┌──
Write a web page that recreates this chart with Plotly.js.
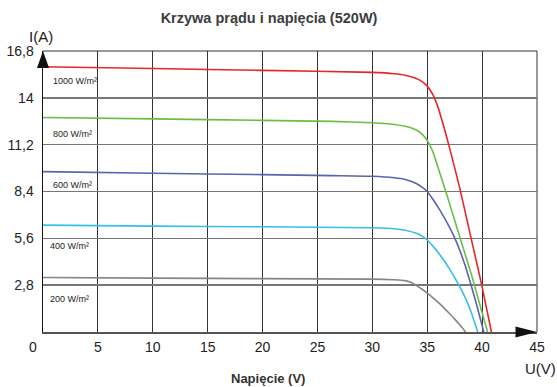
└──
┌──
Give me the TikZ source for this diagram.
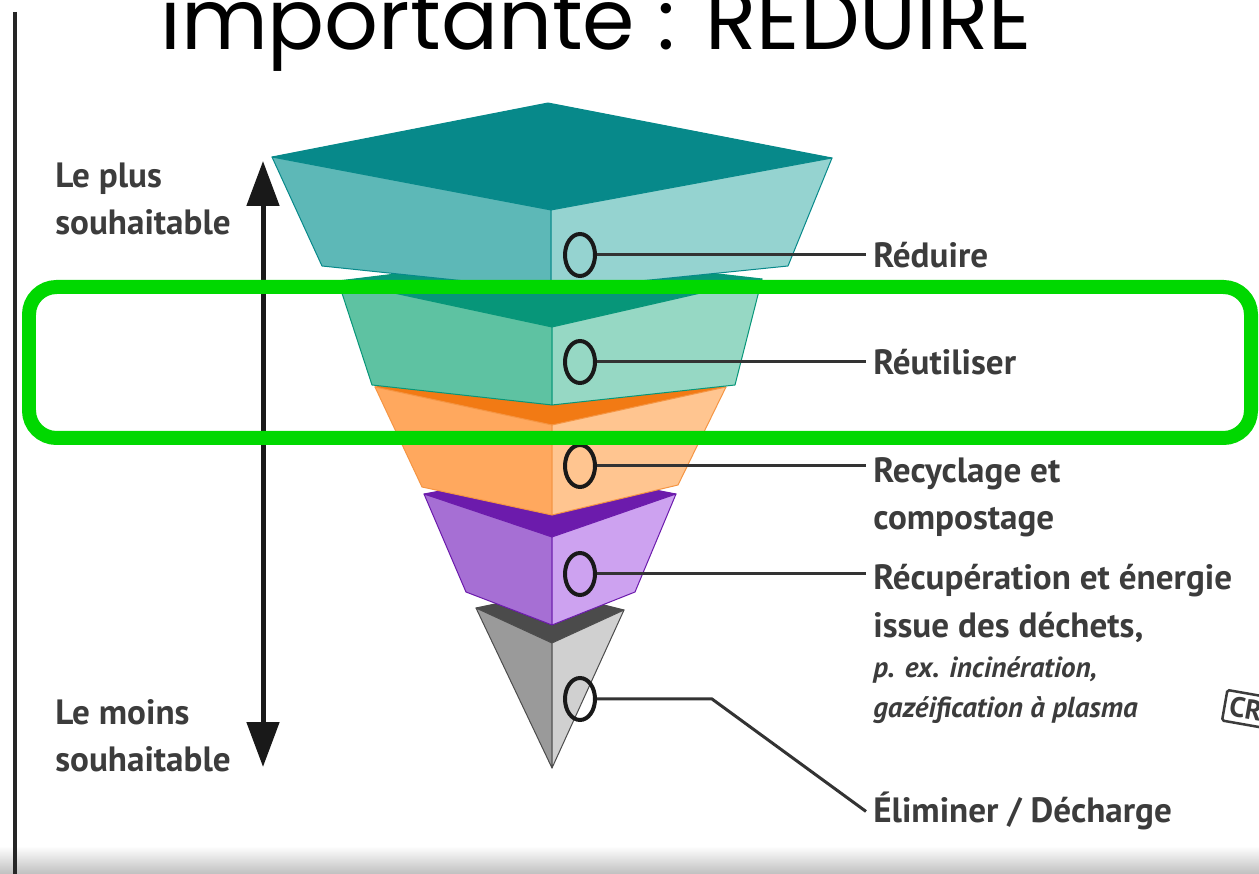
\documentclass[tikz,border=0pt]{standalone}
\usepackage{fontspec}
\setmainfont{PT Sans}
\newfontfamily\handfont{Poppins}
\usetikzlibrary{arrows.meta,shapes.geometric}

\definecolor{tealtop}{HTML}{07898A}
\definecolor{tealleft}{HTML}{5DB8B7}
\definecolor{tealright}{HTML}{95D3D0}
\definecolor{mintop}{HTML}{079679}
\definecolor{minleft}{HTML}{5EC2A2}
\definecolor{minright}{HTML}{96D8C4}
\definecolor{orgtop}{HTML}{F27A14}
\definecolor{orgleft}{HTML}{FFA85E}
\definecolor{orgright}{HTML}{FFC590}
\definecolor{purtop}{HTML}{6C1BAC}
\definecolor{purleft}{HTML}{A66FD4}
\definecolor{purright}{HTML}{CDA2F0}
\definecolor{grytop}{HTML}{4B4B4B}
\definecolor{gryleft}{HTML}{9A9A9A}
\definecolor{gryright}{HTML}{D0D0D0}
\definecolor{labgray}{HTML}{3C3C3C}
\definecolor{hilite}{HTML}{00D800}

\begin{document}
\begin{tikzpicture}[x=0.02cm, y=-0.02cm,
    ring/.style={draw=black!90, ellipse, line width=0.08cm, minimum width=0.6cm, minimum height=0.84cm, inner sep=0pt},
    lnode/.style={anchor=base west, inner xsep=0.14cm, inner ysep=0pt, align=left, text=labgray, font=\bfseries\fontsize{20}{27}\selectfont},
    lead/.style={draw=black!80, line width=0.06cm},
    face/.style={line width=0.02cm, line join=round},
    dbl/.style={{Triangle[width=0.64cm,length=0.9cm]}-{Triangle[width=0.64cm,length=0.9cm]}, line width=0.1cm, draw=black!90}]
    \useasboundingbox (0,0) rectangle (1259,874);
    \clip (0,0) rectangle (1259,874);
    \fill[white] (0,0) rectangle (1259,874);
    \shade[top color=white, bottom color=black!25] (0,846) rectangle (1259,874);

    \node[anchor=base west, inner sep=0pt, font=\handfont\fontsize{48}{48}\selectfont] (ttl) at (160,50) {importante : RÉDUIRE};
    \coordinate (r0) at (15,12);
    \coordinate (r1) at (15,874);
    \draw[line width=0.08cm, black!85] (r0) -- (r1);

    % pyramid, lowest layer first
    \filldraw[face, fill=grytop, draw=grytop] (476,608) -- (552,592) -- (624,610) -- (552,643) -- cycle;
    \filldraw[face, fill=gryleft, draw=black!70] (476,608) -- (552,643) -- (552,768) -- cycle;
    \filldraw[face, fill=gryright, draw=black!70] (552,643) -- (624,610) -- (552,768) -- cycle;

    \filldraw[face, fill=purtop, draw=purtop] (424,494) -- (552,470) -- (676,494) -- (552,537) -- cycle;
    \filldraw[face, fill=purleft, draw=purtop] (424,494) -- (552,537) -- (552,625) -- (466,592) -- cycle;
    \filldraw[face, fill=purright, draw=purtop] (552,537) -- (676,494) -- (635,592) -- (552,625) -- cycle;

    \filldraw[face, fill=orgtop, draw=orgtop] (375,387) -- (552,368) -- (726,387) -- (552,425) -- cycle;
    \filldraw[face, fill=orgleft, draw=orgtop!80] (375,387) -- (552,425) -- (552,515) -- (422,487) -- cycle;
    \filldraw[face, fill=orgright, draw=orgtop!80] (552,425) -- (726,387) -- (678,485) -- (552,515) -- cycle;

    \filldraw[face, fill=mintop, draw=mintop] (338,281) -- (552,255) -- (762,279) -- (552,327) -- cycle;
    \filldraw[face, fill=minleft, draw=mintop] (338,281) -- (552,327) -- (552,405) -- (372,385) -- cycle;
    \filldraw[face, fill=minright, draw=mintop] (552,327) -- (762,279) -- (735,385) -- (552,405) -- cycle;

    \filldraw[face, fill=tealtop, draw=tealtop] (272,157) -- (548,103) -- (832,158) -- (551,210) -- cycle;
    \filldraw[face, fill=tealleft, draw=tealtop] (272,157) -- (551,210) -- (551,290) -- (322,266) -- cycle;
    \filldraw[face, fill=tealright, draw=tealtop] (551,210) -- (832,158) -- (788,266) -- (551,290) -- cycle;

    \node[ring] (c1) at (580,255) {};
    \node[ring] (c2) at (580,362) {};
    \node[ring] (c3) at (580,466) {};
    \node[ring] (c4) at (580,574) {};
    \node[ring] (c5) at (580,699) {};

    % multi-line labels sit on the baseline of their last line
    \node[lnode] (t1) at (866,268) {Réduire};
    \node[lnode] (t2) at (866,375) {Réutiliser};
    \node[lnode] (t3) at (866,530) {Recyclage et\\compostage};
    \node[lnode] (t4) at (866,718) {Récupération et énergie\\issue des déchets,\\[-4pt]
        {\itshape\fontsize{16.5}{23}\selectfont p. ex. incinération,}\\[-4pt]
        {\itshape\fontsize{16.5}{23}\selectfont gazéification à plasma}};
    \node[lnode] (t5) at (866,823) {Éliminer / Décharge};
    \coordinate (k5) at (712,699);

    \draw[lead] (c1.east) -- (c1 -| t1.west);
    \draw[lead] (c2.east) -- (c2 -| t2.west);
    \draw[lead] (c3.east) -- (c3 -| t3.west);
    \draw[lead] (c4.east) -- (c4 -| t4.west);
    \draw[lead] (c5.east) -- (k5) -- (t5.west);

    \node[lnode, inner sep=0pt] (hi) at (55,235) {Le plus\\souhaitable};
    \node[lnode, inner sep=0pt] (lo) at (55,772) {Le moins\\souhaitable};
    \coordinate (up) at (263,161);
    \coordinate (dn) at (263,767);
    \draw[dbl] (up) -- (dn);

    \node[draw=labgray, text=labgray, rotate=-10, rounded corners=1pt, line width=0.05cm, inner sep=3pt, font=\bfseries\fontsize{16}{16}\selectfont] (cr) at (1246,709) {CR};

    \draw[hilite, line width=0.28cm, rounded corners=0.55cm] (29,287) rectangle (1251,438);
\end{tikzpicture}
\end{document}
└──
┌──
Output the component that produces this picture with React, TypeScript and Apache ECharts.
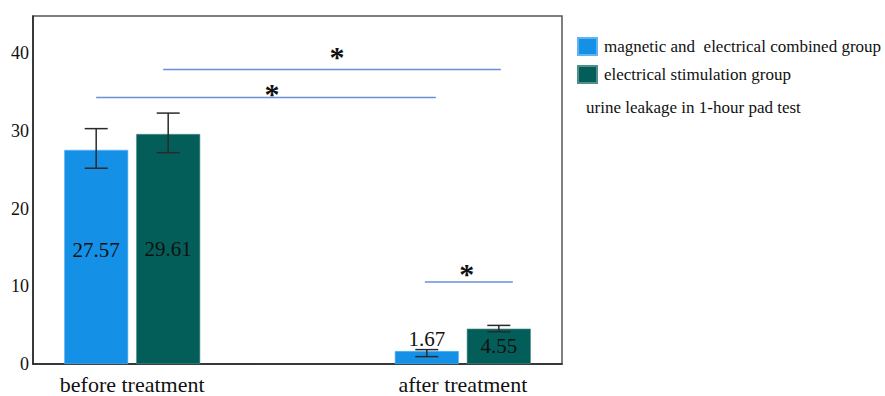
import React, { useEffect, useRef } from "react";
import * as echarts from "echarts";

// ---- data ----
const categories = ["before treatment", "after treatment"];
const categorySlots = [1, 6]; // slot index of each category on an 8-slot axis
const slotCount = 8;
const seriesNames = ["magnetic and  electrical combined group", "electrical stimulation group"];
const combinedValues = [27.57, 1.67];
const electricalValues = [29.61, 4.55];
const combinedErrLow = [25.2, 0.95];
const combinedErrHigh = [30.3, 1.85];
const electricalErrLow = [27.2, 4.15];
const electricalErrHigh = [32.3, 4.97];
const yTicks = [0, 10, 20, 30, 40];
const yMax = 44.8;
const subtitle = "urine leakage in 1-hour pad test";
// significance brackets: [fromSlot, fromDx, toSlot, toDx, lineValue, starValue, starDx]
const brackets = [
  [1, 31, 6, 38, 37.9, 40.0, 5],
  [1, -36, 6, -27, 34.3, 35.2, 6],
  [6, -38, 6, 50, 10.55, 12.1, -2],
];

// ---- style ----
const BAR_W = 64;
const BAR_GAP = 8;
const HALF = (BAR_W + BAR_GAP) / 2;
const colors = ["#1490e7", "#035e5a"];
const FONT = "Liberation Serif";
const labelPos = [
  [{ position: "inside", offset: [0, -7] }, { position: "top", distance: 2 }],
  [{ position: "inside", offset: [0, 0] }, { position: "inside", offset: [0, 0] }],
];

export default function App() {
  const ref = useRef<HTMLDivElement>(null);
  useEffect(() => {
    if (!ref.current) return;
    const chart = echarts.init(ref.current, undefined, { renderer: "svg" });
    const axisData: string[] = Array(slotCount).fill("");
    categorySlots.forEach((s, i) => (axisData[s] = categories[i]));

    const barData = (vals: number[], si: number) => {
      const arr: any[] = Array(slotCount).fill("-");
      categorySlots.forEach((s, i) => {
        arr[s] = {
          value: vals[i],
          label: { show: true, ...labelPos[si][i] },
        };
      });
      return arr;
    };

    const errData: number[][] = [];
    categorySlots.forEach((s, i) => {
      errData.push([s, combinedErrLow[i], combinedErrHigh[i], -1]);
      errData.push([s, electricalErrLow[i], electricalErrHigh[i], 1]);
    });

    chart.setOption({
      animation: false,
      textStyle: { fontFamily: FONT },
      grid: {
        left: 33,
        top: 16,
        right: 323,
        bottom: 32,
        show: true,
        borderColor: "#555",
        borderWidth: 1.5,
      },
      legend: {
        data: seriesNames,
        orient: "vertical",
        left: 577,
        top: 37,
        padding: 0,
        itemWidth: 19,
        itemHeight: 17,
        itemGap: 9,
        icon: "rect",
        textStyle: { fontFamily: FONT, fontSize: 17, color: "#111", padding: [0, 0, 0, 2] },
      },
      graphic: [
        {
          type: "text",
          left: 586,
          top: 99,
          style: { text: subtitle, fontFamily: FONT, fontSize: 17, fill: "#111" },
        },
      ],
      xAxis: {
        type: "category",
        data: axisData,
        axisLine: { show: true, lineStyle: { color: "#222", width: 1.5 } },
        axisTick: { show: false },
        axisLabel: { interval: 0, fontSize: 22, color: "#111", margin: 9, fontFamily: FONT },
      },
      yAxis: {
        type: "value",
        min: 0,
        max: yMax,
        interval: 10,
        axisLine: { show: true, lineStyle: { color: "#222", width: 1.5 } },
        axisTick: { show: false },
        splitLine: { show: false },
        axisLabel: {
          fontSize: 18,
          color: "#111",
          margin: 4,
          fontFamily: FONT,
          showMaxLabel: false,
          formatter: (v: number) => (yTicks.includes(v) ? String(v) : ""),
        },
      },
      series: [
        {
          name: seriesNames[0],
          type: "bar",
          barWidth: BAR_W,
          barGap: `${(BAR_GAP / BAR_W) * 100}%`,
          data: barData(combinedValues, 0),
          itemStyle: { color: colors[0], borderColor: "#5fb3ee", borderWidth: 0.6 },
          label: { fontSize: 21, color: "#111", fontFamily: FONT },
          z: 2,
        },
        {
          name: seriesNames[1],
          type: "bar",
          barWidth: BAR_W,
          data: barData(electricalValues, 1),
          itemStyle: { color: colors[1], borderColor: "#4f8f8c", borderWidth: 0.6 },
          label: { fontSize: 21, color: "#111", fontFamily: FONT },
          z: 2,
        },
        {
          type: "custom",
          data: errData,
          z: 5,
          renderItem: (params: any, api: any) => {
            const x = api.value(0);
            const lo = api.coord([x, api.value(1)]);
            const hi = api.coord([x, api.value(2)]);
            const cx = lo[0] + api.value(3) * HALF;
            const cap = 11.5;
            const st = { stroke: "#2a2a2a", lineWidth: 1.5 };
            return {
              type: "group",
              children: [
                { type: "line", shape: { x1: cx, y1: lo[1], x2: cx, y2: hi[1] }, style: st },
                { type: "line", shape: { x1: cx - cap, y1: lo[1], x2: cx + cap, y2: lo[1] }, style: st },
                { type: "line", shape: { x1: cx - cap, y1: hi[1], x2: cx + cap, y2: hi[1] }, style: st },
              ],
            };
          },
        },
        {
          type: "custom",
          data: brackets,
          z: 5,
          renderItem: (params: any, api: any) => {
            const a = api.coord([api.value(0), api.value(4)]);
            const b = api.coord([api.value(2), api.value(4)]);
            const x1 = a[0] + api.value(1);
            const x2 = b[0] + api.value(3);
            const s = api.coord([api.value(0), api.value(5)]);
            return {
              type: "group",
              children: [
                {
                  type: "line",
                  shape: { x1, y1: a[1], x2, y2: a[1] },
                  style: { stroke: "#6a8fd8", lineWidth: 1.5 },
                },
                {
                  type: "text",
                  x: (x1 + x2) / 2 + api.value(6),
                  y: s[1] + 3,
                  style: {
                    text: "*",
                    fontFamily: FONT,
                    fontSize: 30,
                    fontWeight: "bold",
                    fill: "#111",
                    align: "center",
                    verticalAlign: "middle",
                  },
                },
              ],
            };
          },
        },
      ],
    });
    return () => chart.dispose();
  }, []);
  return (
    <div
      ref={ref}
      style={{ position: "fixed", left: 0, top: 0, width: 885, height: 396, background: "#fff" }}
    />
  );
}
└──
- **WHAT IS NEEDED**
Quote the lines above exactly, starting with the one that has "Output the component" and ending with the one that has "categorySlots.forEach((s, i) => (axisData[s]"; drop the pictures and include nothing else.

- **RESPONSE FOR THIS EXERCISE**
Output the component that produces this picture with React, TypeScript and Apache ECharts.
import React, { useEffect, useRef } from "react";
import * as echarts from "echarts";

// ---- data ----
const categories = ["before treatment", "after treatment"];
const categorySlots = [1, 6]; // slot index of each category on an 8-slot axis
const slotCount = 8;
const seriesNames = ["magnetic and  electrical combined group", "electrical stimulation group"];
const combinedValues = [27.57, 1.67];
const electricalValues = [29.61, 4.55];
const combinedErrLow = [25.2, 0.95];
const combinedErrHigh = [30.3, 1.85];
const electricalErrLow = [27.2, 4.15];
const electricalErrHigh = [32.3, 4.97];
const yTicks = [0, 10, 20, 30, 40];
const yMax = 44.8;
const subtitle = "urine leakage in 1-hour pad test";
// significance brackets: [fromSlot, fromDx, toSlot, toDx, lineValue, starValue, starDx]
const brackets = [
  [1, 31, 6, 38, 37.9, 40.0, 5],
  [1, -36, 6, -27, 34.3, 35.2, 6],
  [6, -38, 6, 50, 10.55, 12.1, -2],
];

// ---- style ----
const BAR_W = 64;
const BAR_GAP = 8;
const HALF = (BAR_W + BAR_GAP) / 2;
const colors = ["#1490e7", "#035e5a"];
const FONT = "Liberation Serif";
const labelPos = [
  [{ position: "inside", offset: [0, -7] }, { position: "top", distance: 2 }],
  [{ position: "inside", offset: [0, 0] }, { position: "inside", offset: [0, 0] }],
];

export default function App() {
  const ref = useRef<HTMLDivElement>(null);
  useEffect(() => {
    if (!ref.current) return;
    const chart = echarts.init(ref.current, undefined, { renderer: "svg" });
    const axisData: string[] = Array(slotCount).fill("");
    categorySlots.forEach((s, i) => (axisData[s] = categories[i]));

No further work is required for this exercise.